- _WORK REQUIRED_: Print the listing from its top line through the line containing "const y = d3.scaleLinear().domain([0, 100]).range([617, 78.5]);", nothing more, and leave out the pictures.

- _INFORMATION PROVIDED_:

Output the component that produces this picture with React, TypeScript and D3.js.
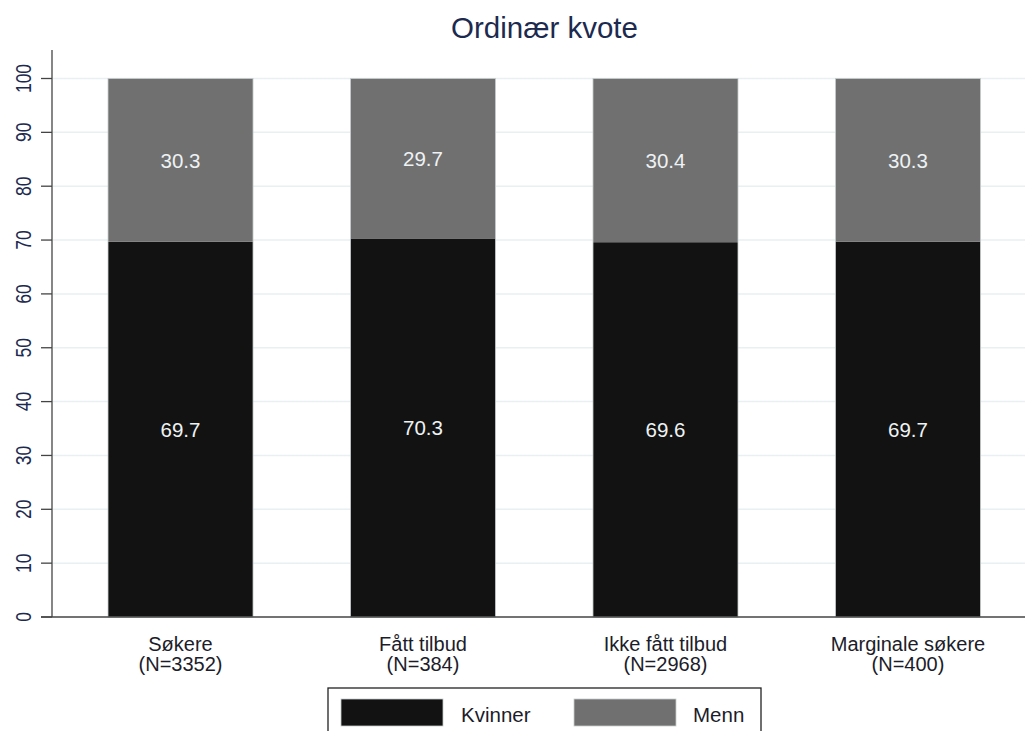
import React from "react";
import * as d3 from "d3";

const categories = ["Søkere", "Fått tilbud", "Ikke fått tilbud", "Marginale søkere"];
const nLabels = ["(N=3352)", "(N=384)", "(N=2968)", "(N=400)"];
const kvinner = [69.7, 70.3, 69.6, 69.7];
const menn = [30.3, 29.7, 30.4, 30.3];
const yTicks = [0, 10, 20, 30, 40, 50, 60, 70, 80, 90, 100];
const seriesNames = ["Kvinner", "Menn"];
const seriesColors = ["#121212", "#707070"];
const title = "Ordinær kvote";

const W = 1025;
const H = 731;
const font = "'Liberation Sans', Arial, sans-serif";

export default function App() {
  const x = d3
    .scaleBand<string>()
    .domain(categories)
    .range([52, 1036.5])
    .paddingInner(0.402)
    .paddingOuter(0.231);
  const y = d3.scaleLinear().domain([0, 100]).range([617, 78.5]);

  const stackData = categories.map((c, i) => ({ cat: c, Kvinner: kvinner[i], Menn: menn[i] }));
  const stacked = d3.stack<any>().keys(seriesNames)(stackData);
  const top = stacked[stacked.length - 1];

  return (
    <svg
      width={W}
      height={H}
      style={{ position: "absolute", left: 0, top: 0, background: "#fff" }}
      fontFamily={font}
    >
      <rect x={0} y={0} width={W} height={H} fill="#fff" />
      <text x={544.5} y={38} textAnchor="middle" fontSize={29.5} fill="#1c2a4f">
        {title}
      </text>
      {yTicks.map((t) => (
        <g key={t}>
          {t > 0 && (
            <line x1={53} x2={W} y1={y(t)} y2={y(t)} stroke="#e8f0f2" strokeWidth={1.5} />
          )}
          <line x1={41} x2={52} y1={y(t)} y2={y(t)} stroke="#444" strokeWidth={1.3} />
          <text
            transform={`translate(31,${y(t)}) rotate(-90) scale(1,1.25)`}
            textAnchor="middle"
            fontSize={17.5}
            fill="#1c2a4f"
          >
            {t}
          </text>
        </g>
      ))}
      {stacked.map((s, si) =>
        s.map((d, i) => {
          const x0 = x(categories[i])!;
          const yTop = y(d[1]);
          const yBot = y(d[0]);
          return (
            <rect
              key={`r${si}-${i}`}
              x={x0}
              y={yTop}
              width={x.bandwidth()}
              height={yBot - yTop}
              fill={seriesColors[si]}
            />
          );
        })
      )}
      {top.map((d, i) => (
        <rect
          key={`o${i}`}
          x={x(categories[i])!}
          y={y(d[1])}
          width={x.bandwidth()}
          height={y(0) - y(d[1])}
          fill="none"
          stroke="#c8cccd"
          strokeWidth={0.8}
        />
      ))}
      {stacked.map((s, si) =>
        s.map((d, i) => {
          const x0 = x(categories[i])!;
          const yTop = y(d[1]);
          const yBot = y(d[0]);
          const val = si === 0 ? kvinner[i] : menn[i];
          return (
            <text
              key={`t${si}-${i}`}
              x={x0 + x.bandwidth() / 2}
              y={(yTop + yBot) / 2 + 7.5}
              textAnchor="middle"
              fontSize={20.5}
              fill="#eef2f4"
            >
              {val.toFixed(1)}
            </text>
          );
        })
      )}
      <line x1={52} x2={52} y1={50} y2={617} stroke="#444" strokeWidth={1.3} />
      <line x1={41} x2={W} y1={617} y2={617} stroke="#444" strokeWidth={1.3} />
      {categories.map((c, i) => (
        <g key={c}>
          <text
            x={x(c)! + x.bandwidth() / 2}
            y={651}
            textAnchor="middle"
            fontSize={20}
            fill="#1c1c2a"
          >
            {c}
          </text>
          <text
            x={x(c)! + x.bandwidth() / 2}
            y={671}
            textAnchor="middle"
            fontSize={20}
            fill="#1c1c2a"
          >
            {nLabels[i]}
          </text>
        </g>
      ))}
      <rect x={328} y={688} width={433} height={60} fill="#fff" stroke="#222" strokeWidth={1.3} />
      {seriesNames.map((s, i) => (
        <g key={s}>
          <rect
            x={341 + i * 233}
            y={699}
            width={102}
            height={27}
            fill={seriesColors[i]}
            stroke="#c8cccd"
            strokeWidth={0.8}
          />
          <text x={461 + i * 232} y={722} fontSize={20.5} fill="#1c1c2a">
            {s}
          </text>
        </g>
      ))}
    </svg>
  );
}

- _TASK OUTPUT_:
Output the component that produces this picture with React, TypeScript and D3.js.
import React from "react";
import * as d3 from "d3";

const categories = ["Søkere", "Fått tilbud", "Ikke fått tilbud", "Marginale søkere"];
const nLabels = ["(N=3352)", "(N=384)", "(N=2968)", "(N=400)"];
const kvinner = [69.7, 70.3, 69.6, 69.7];
const menn = [30.3, 29.7, 30.4, 30.3];
const yTicks = [0, 10, 20, 30, 40, 50, 60, 70, 80, 90, 100];
const seriesNames = ["Kvinner", "Menn"];
const seriesColors = ["#121212", "#707070"];
const title = "Ordinær kvote";

const W = 1025;
const H = 731;
const font = "'Liberation Sans', Arial, sans-serif";

export default function App() {
  const x = d3
    .scaleBand<string>()
    .domain(categories)
    .range([52, 1036.5])
    .paddingInner(0.402)
    .paddingOuter(0.231);
  const y = d3.scaleLinear().domain([0, 100]).range([617, 78.5]);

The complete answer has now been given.